A top official of the company explained yesterday that contrary to reports that the two firms merely put down $50 million, the actual amount paid was $135 million and that only 10 per cent of NPDC crude was lifted as profit oil, and not 60 per cent as erroneously reported.
The official described as phony and untrue reports that the two firms were lifting as much as 60 per cent of NPDC's share of the crude under the joint venture arrangement with other companies, describing the claim as a "figment of the imagination". Providing further clarification on the deals, an official of one of the companies, who craved anonymity, confirmed that $135 million was the actual amount paid to NPDC, the exploration and upstream subsidiary of the Nigerian National Petroleum Corporation (NNPC).
He said: "$135 million was paid to NPDC and it was fully receipted and not the $50 million that was reported. Then another $500 million has since been spent to develop the oil fields. That money was borrowed at a high rate of interest, which is already affecting the companies' bottom line."
The official expressed doubts that in the next five to six years the company would be able to break even.
"We are always shocked by the figures we hear and see in the papers; they are so far from reality that sometimes we wonder whether they are referring to the actual agreement or something else.
"We seriously think that our participation in this technically complex and capital-intensive venture should encourage other Nigerians to venture into it.
"Ours is a testimony that local participation is gradually coming of age. But instead of encouragement, what we get is a rash of attacks and criticism that undermines everything we have invested in this country - time, money, hope and aspirations. "We are venturing into aspects of this sector that was the exclusive preserve of foreign multinationals," he said.
Stressing that there was nothing new or wrong in agreements of that nature, the official said such services had been in existence in the past administrations.
He added: "International Oil Companies (IOCs) had financial service agreements with NPDC, so there is nothing new about it.

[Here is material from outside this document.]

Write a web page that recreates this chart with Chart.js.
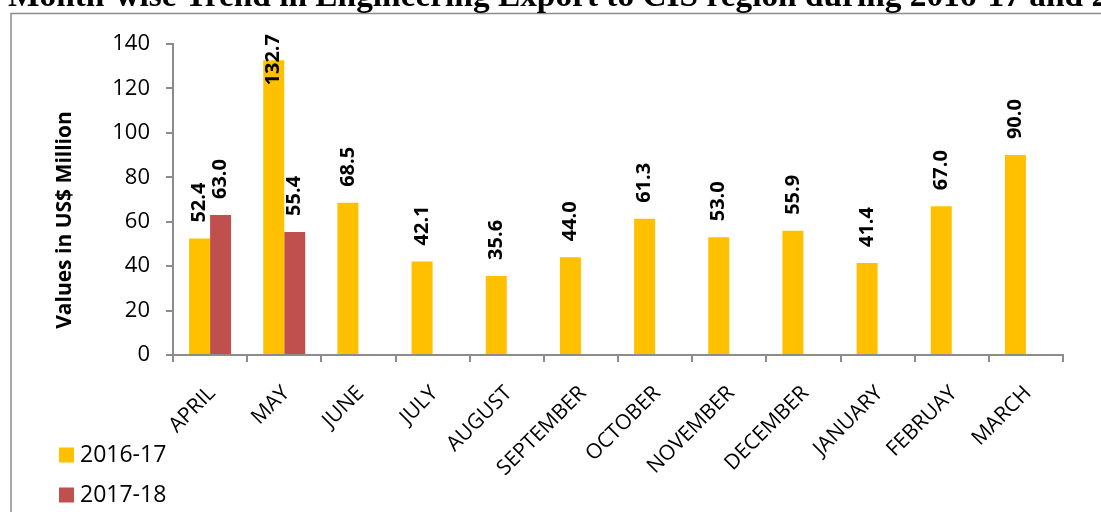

I can tell you here that most IOCs are surprised and unhappy at the capacity of indigenous companies to perform in this area.
"We have surprised them with our capacity to raise the required finance; they didn't give us a chance, so we are not surprised at the attacks.
"It is to the credit of the Local Content Act that indigenous companies like ours are now considered worthy of being big players in a sector that was largely seen as the exclusive preserve of the IOCs.
"Come and see the resources we have invested. Come and see the foreign manpower we have attracted and you will begin to understand that we believe in the country." The agreements, he explained, had widened the scope of local content, expanded capacity and reach of indigenous companies, which for the first time are providing major financial muscle that NPDC lacked to ensure uninterrupted operations of the blocks. Providing further details about the transactions, he said in May 2011, following NNPC's assignment of its interest in the OMLs to NPDC, it (NPDC) entered into the SAAs with Atlantic Energy in relation to the oil blocks.
He said the SAAs did not confer ownership interest of any kind on Atlantic Energy in the relevant OMLs.
"By virtue of the provisions of the SAA, Atlantic Energy has undertaken to, among other things, assist NPDC in funding its share of the entire costs of petroleum operations, provide NPDC with the required technical capacity to function as operator of the relevant OMLs and provide technical training to NPDC's staff.
"Following the execution of the SAA, Atlantic Energy has made investments in hundreds of millions in the relevant OMLs, including the payment of the entry fee of $135 million prescribed by the SAAs.
"Among other significant investments and contributions, Atlantic Energy has in furtherance of the SAA, invested in a number of key projects, including the upgrade of the OML 34 area to a 360 million standard cubic feet of gas per day producing facility. "This all-important plant is the single largest gas supply facility for the Escravos-Lagos pipeline system which distributes critical gas feedstock to power plants in South-west Nigeria and to a number of countries in the West African region," he said.
He added that because of Atlantic Energy's contributions, NPDC had recorded significant step-change progress in understanding the subsurface reservoirs and surface facilities in the areas comprised in the relevant OMLs.
This, he said, resulted in a 200 per cent increase in certified reserves and the generation of 200 million barrels of crude oil of new field development plans.
"In return for the enormous obligations assumed by Atlantic Energy, the SAA explicitly confers on Atlantic Energy the entitlements to receive remuneration-in-kind from the NPDC in the form of allocation of a portion of PDC's share of profit oil from the relevant OML areas, and independently lift, dispose of and retain proceeds of crude oil it receives from the NPDC as remuneration-in-kind," he said.
He stressed further that "SAAs are not novel to the oil and gas industry in Nigeria and elsewhere. As a matter of fact, in 2001 (11 years prior to the NPDC/Atlantic Energy SAAs), Italy's Agip adopted the SAA model with NPDC as a viable arrangement for optimal development of its oil fields.
"Five years after that, China's Sinopec, also one of the largest oil companies in the world, executed a similar contract to the SAA with the NPDC.
"As such, NPDC's SAA with Atlantic Energy has simply adopted a well-recognised and legitimate commercial funding model, which has particularly benefited the Nigerian oil and gas industry in many ways in the past two years," he said.